● Set problem
Retype word for word the first line of the listing and each line after it up to the line with "const fs = 16, ls", with the pictures taken out.

— Begin Data rows —

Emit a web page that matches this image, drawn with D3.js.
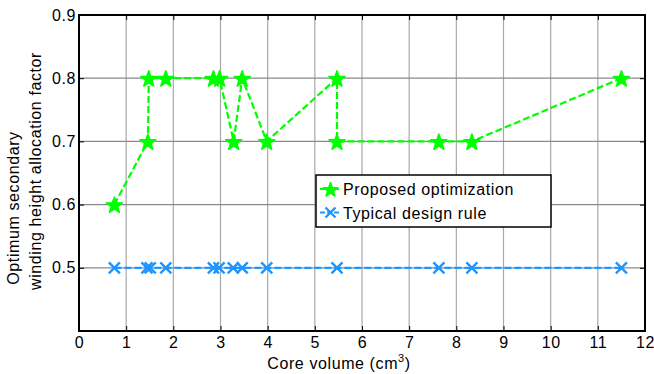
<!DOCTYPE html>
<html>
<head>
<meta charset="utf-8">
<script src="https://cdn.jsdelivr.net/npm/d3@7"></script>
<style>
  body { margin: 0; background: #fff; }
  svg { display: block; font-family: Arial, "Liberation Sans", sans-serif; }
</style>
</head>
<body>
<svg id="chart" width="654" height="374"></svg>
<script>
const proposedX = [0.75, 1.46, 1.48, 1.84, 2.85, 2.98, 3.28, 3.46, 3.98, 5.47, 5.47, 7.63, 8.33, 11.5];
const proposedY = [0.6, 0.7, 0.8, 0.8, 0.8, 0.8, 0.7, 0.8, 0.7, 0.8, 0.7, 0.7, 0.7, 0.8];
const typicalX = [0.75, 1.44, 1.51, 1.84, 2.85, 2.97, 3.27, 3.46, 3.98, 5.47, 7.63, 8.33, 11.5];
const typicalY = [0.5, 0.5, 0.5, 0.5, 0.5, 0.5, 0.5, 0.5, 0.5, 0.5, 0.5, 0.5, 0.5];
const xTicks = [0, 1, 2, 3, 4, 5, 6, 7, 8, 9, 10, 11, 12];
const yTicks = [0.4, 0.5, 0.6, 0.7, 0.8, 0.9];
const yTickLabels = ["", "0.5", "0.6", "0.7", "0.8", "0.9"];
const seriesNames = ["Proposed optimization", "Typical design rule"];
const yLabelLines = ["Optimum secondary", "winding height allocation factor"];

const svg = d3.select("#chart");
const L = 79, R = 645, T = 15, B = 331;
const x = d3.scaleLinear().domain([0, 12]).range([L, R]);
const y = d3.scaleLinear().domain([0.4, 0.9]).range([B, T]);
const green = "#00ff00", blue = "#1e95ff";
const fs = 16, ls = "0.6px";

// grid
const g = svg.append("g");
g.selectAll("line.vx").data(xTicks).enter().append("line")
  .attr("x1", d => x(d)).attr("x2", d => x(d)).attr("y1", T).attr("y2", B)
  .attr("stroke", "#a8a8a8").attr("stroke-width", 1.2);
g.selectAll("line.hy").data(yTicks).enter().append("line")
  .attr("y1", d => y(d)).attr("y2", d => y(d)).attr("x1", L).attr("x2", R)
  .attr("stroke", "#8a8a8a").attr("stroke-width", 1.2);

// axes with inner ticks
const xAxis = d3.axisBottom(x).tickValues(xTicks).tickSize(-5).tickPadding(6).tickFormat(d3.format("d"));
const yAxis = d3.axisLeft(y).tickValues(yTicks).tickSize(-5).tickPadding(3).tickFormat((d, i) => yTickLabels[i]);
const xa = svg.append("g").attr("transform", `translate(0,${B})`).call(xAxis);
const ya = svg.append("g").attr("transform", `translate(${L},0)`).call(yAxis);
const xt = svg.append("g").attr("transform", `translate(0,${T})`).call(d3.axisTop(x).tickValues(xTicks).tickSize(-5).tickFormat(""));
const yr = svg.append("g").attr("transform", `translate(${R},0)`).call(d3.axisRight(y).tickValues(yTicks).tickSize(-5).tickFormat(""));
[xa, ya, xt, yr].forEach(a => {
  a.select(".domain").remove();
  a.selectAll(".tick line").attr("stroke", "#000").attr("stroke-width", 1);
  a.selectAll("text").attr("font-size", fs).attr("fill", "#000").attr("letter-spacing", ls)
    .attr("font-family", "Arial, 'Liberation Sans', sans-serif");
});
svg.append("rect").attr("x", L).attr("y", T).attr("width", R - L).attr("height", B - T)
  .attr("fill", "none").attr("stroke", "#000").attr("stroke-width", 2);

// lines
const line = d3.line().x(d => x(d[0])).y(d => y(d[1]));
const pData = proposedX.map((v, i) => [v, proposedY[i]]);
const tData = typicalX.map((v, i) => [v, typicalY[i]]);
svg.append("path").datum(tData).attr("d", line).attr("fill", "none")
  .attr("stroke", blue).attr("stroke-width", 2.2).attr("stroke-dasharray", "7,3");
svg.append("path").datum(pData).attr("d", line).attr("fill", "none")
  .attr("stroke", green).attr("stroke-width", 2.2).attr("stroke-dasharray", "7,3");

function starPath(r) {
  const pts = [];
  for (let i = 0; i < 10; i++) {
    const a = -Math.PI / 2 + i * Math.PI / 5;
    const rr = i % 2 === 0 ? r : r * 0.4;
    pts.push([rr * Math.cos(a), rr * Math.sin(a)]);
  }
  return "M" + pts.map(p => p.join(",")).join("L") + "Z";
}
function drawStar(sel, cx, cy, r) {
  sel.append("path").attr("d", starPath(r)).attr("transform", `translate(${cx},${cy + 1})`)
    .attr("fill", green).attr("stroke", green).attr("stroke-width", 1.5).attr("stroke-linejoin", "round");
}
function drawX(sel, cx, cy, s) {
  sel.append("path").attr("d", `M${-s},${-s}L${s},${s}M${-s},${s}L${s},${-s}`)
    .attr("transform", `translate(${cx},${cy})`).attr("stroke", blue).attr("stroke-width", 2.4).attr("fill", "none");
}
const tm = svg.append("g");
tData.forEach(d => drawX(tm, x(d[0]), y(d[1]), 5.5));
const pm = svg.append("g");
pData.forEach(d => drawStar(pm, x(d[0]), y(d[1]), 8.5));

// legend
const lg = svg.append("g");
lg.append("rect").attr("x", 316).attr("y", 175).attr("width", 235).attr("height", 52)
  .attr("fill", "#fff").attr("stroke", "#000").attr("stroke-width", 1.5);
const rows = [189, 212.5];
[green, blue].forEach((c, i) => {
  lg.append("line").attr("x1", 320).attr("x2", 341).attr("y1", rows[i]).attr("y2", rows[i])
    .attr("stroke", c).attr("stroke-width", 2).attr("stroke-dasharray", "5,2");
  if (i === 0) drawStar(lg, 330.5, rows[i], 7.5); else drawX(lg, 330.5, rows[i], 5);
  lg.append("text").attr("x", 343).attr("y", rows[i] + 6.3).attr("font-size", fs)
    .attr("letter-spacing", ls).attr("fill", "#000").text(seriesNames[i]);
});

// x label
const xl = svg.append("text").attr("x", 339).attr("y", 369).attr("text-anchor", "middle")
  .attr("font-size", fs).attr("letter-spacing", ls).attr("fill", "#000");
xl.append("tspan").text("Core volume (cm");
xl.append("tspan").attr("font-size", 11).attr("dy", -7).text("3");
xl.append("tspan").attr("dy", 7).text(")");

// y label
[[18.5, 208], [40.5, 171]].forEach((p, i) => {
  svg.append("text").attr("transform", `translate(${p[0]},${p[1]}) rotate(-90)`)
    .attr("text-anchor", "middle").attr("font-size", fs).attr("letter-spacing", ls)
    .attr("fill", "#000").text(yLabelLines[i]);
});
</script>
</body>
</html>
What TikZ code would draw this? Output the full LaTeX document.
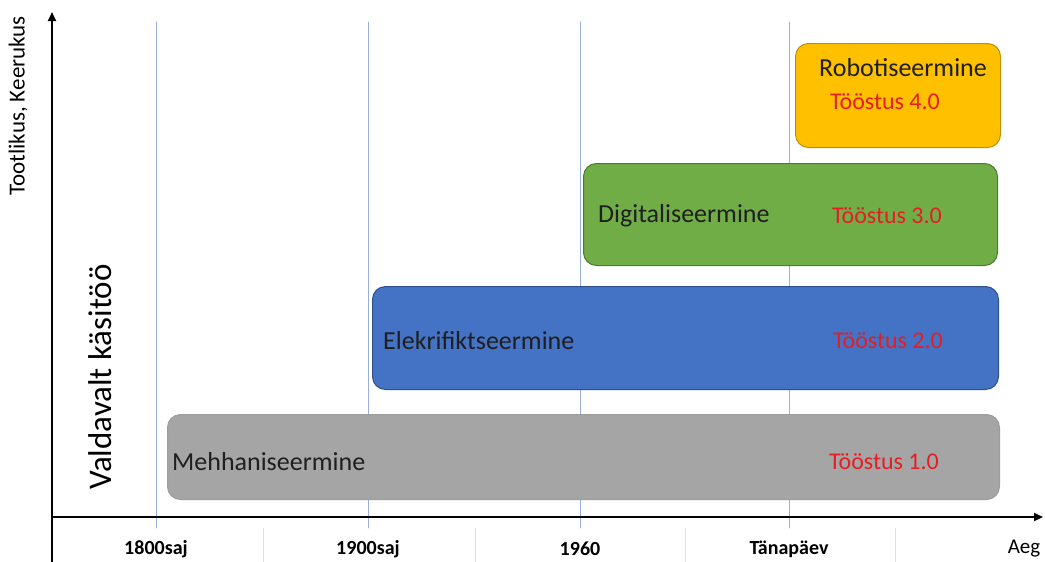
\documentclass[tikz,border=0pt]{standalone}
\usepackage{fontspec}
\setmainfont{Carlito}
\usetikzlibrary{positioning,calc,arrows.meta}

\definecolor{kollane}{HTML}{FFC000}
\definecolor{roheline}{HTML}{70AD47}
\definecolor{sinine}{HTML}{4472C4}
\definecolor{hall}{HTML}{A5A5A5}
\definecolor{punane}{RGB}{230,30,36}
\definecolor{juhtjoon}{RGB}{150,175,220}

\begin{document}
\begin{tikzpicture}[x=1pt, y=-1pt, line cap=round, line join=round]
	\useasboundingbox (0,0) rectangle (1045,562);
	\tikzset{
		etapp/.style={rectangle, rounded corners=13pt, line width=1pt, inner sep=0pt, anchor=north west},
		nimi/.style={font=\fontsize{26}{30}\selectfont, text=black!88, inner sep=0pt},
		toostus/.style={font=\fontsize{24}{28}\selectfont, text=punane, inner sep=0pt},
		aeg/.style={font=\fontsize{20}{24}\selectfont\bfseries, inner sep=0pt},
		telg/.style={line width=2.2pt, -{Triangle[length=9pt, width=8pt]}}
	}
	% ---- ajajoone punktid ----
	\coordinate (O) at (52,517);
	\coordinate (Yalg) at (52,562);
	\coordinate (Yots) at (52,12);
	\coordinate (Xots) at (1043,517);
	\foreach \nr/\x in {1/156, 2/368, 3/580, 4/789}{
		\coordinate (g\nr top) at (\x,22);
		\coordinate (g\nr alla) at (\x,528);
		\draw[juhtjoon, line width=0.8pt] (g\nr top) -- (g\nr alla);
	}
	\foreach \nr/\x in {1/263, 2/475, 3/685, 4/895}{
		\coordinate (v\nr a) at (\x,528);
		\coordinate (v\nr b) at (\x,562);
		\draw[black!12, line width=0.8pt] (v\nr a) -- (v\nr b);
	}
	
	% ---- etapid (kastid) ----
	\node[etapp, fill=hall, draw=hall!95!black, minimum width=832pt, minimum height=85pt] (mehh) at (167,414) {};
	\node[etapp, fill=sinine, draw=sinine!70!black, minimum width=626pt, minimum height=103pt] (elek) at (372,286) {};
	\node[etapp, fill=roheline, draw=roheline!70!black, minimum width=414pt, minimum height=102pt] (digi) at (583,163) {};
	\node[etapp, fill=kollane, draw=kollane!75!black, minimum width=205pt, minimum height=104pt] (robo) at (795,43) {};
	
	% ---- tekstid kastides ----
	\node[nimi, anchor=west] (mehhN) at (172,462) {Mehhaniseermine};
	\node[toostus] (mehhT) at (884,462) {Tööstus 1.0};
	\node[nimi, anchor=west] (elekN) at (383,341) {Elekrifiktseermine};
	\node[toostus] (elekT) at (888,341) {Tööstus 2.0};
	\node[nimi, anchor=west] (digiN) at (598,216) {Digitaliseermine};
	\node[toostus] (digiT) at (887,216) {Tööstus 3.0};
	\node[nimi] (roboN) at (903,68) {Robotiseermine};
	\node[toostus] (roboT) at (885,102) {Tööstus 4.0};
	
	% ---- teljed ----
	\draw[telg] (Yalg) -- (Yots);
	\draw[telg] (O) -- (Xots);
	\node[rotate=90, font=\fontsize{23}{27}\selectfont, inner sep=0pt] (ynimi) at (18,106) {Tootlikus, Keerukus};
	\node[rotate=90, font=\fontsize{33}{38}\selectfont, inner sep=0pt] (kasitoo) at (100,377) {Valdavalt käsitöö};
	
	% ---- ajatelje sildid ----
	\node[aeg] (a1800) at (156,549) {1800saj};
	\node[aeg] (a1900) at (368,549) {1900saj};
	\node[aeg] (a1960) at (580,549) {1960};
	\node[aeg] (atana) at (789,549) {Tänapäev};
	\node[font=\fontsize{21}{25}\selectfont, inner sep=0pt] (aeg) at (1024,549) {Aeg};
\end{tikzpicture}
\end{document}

— End Data rows —

● Written reply
Emit a web page that matches this image, drawn with D3.js.
<!DOCTYPE html>
<html>
<head>
<meta charset="utf-8">
<script src="https://cdn.jsdelivr.net/npm/d3@7"></script>
<style>
  body { margin: 0; background: #fff; }
  svg { display: block; font-family: Arial, "Liberation Sans", sans-serif; }
</style>
</head>
<body>
<svg id="chart" width="654" height="374"></svg>
<script>
const proposedX = [0.75, 1.46, 1.48, 1.84, 2.85, 2.98, 3.28, 3.46, 3.98, 5.47, 5.47, 7.63, 8.33, 11.5];
const proposedY = [0.6, 0.7, 0.8, 0.8, 0.8, 0.8, 0.7, 0.8, 0.7, 0.8, 0.7, 0.7, 0.7, 0.8];
const typicalX = [0.75, 1.44, 1.51, 1.84, 2.85, 2.97, 3.27, 3.46, 3.98, 5.47, 7.63, 8.33, 11.5];
const typicalY = [0.5, 0.5, 0.5, 0.5, 0.5, 0.5, 0.5, 0.5, 0.5, 0.5, 0.5, 0.5, 0.5];
const xTicks = [0, 1, 2, 3, 4, 5, 6, 7, 8, 9, 10, 11, 12];
const yTicks = [0.4, 0.5, 0.6, 0.7, 0.8, 0.9];
const yTickLabels = ["", "0.5", "0.6", "0.7", "0.8", "0.9"];
const seriesNames = ["Proposed optimization", "Typical design rule"];
const yLabelLines = ["Optimum secondary", "winding height allocation factor"];

const svg = d3.select("#chart");
const L = 79, R = 645, T = 15, B = 331;
const x = d3.scaleLinear().domain([0, 12]).range([L, R]);
const y = d3.scaleLinear().domain([0.4, 0.9]).range([B, T]);
const green = "#00ff00", blue = "#1e95ff";
const fs = 16, ls = "0.6px";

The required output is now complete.